VR headsets are really just a display with magnifying glasses laid over it. Settled on your head and focused properly, a headset gives you the perception of 3D space, but because of the magnification element it also highlights every single pixel in the display, sort of like you’re standing nose to nose with your TV. Varjo reduces the effect through the use of a hybrid “Bionic” display. The outer display is the same one found in the HTC Vive — an AMOLED with 1,440 x 1,600 resolution per eye.

That’s supremely high, but it’s nothing compared to the a 1,920 x 1,080 microLED center display with a claimed 3,000 pixels per inch, which the company claims is the same display found in the viewfinder for high-end broadcast cameras from companies like Sony. While the individual pixels don’t completely disappear, they’re smaller than they’ve been on any headset I’ve tried before, and the result is a small and stunning window into the future of VR. With the distraction of giant pixels gone, VR content looks more realistic. There are no jagged edges, or fuzzy text. Everything is crisp and clear, like a video game played on a high-end 4K TV.
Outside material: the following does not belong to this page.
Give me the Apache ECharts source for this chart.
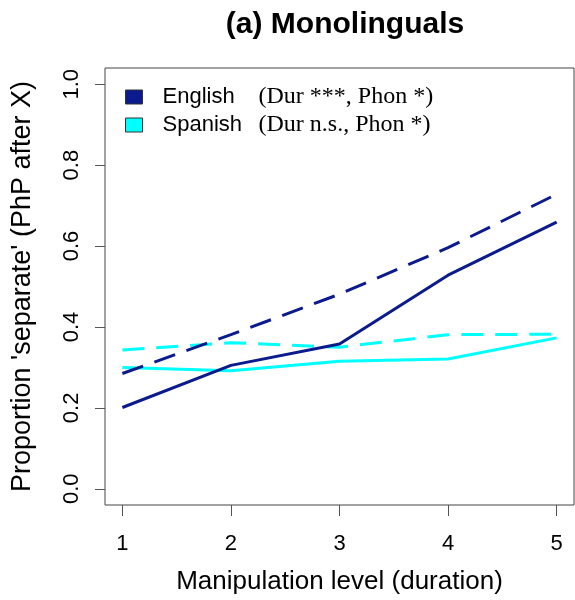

Besides a super high pixel per inch count, the Bionic display found in the Varjo VR-1 has a pixel per degree count of 60, which is where it gets its claim of “human eye resolution.” The PPD of a display is number that’s intended to take viewing distance into account when discussing a display’s pixel’s density. It’s calculated with the following formula: 2dr tan(0.5°). d is the viewing distance and r is the resolution of the display (there are calculators available if you’d prefer to skip the maths). An iPhone XS, viewed from a distance of 10 inches, has a PPD of 82.6, while a 4K TV viewed from 1.22m has a PPD of 55.7 but a PPD of 67.5 when viewed from 1.52m away.

The human eye, with 20/20 vision, should be unable to determine pixels with a PPD of 60 or higher. So the VR-1’s PPD of 60 should mean practically invisible pixels—which means no ugly reminder you’re wearing displays strapped a few inches from your eyeballs.

In practice I didn’t find the VR-1 quite that magical, the lower PPI of the outer display was distracting, and in more than one demo, there was a clear difference in how the two displays handled material. A Varjo rep told me this was due to the lower resolution of source material, which was intended for the HTC Vive Pro or a lower resolution display. Consequently, the fancy center display with its high PPI actually revealed flaws in the programming. In one car demo, reflections looked fundamentally different on the two displays, while in a flight simulator stars appeared normal in the outer display, but disappeared in the higher resolution center display.

It was only in a Unity demo that the things appeared flawless. Unity has support for higher resolutions, so the stars and reflections all appeared the same across both displays.

Below are screenshots provide by Varjo of the same content on the Varjo VR-1 headset and a Vive Pro, it’s a good example of the discrepancy in the two displays found in the VR-1 as well.

Yeah, the difference really is that stark sometimes.

But I actually found myself not minding the difference, and it makes perfect sense if you consider the Varjo’s intended customers: designers, engineers, and VR content producers. This is a reference display, intended to provide the best possible image right now, so content won’t have to be manually reconfigured for higher resolution displays in the future. Having the best of what’s currently popular in a consumer headset (the HTC Vive Pro) alongside the best of what’s possible professionally means a content producer just has to glance to the side to see what their audience will see, and then look straight ahead and design what they want their audience to eventually see.

Sort of like how video editors will put a big 4K TV on the wall to see what the content will look like for the rest of us, but have $30,000 reference display in front of them to see the content as they want it to be.

And when you consider that, the Varjo VR-1’s price tag feels slightly less astronomical. Varjo says the VR-1 will retail for $US5,995 ($8,369) — nearly $US6,000 ($8,376) , with an additional yearly licence of $US995 ($1389).

A company rep stressed, after my eyes bugged out of my head, that the VR-1 isn’t intended for you or me. It’s meant for professionals designing all the stuff you and I use. It’s the reference monitor, not the 4K television.

But it’s exciting all the same, because it means that the technology really can improve. One day, when prices drop, we might actually have displays as gorgeous in the headsets the rest of us can afford, and after an hour with the Varjo VR-1 I can safely say I’m excited at the prospect. A good display really does make all the difference in virtual reality.